Note:   If revenue is less than $* (95% of target) no payment is earned for that objective. If ITC NGIBT earnings is less than $* (90% of target), no payment is earned for that objective. If actual results fall between threshold and target, interpolate between them to get actual payout percentage. This percentage will be multiplied times the weight given the objective in your individual plan to determine the achievement.

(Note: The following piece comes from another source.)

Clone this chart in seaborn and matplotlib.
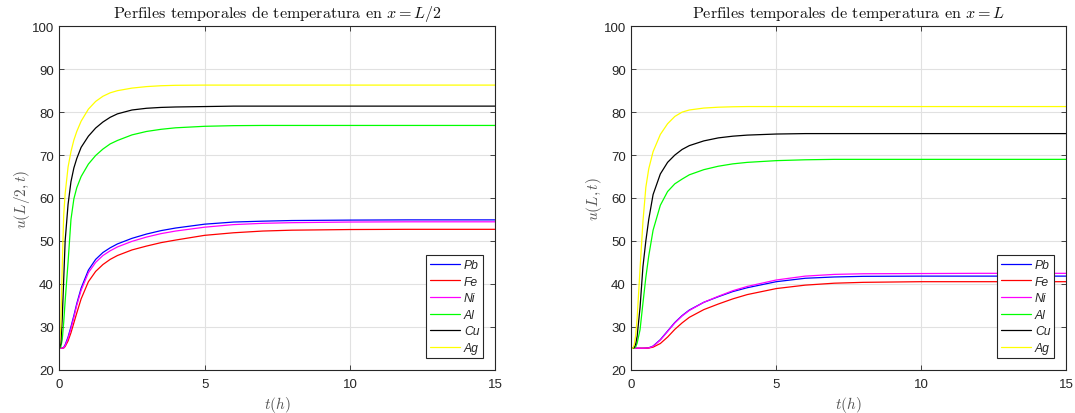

Quarterly revenue and NGIBT earnings income information may be released at the end of each quarter, after earnings have been disclosed to the public.
(1)   ITC NGIBT earnings is defined as GAAP net income before taxes for the ITC Division excluding, as applicable, amortization of intangibles, in-process R&D, impairment of intangibles, certain litigation, restructuring and CEO transition expenses and certain other unusual or non-recurring costs, and also excluding share-based compensation expense under SFAS No. 123R and changes in the value of the “make-whole” provision of our convertible notes and special incentive awards.
VIII.   Over-Achievement Award Opportunity/Performance Accelerator
 
    In addition, each EIP participant will receive a 3% increase for every 1% increase in ITC NGIBT earnings over the target level. For example, if you earned 85% of your total objectives for the year, and the ITC Division earned $* of NGIBT earnings (a 10% over-achievement) your award would be calculated as follows:
Annualized base salary ($50,000) x target bonus (20%) x
(30% financial and 55% individual accomplishment for 85% total) x 1.30 = $11,050
IX.   Plan Administration
 
    Prorated Awards. Individuals who are promoted to eligible positions during the plan year, new hires into eligible positions and eligible employees who are either on leave or on active written warning for part of the year may be awarded partial bonuses under this program, based on the accomplished objectives and their respective weights, subject to the approval of the CEO.
 
    Transfers. In the event of transfer of an eligible participant to another position or department, the transferring manager will evaluate EIP results for prorated award (see Prorated Awards above) at the end of the year, and forward to the Human Resources Department. The hiring manager will be responsible for setting the key business plan objectives for the balance of the year, if applicable, and forwarding to Human Resources for approval. Awards based on these objectives will be prorated (see Prorated Awards above) as well, for end of the year payment.
 
    Authority. The Board of Directors shall have the full power and authority to construe, interpret and administer the plan. All decisions, actions or interpretations of the Board of Directors shall be final and conclusive and binding on all parties. This program shall be administered by the Human Resources Department.
 
X.   General Provisions
    The Executive Incentive Plan for 2009 may be reviewed and revised at the Board’s discretion.
 
    Nothing in this plan shall be construed to limit in any way the right of International Technidyne Corporation to terminate an employee’s employment at any time, with or without cause or notice, nor shall it be evidence of any agreement or understanding, expressed or implied, that Thoratec or any of its subsidiaries will employ an employee in any particular position, for any particular period of time, ensure participation in any incentive programs, or the granting of awards from such programs as they may from time to time exist or be constituted. ITC reserves the right to discontinue or alter the plan at its sole discretion at any time with or without notice.
 
*   Amounts to be determined by the Compensation and Option Committee of the Board of Directors.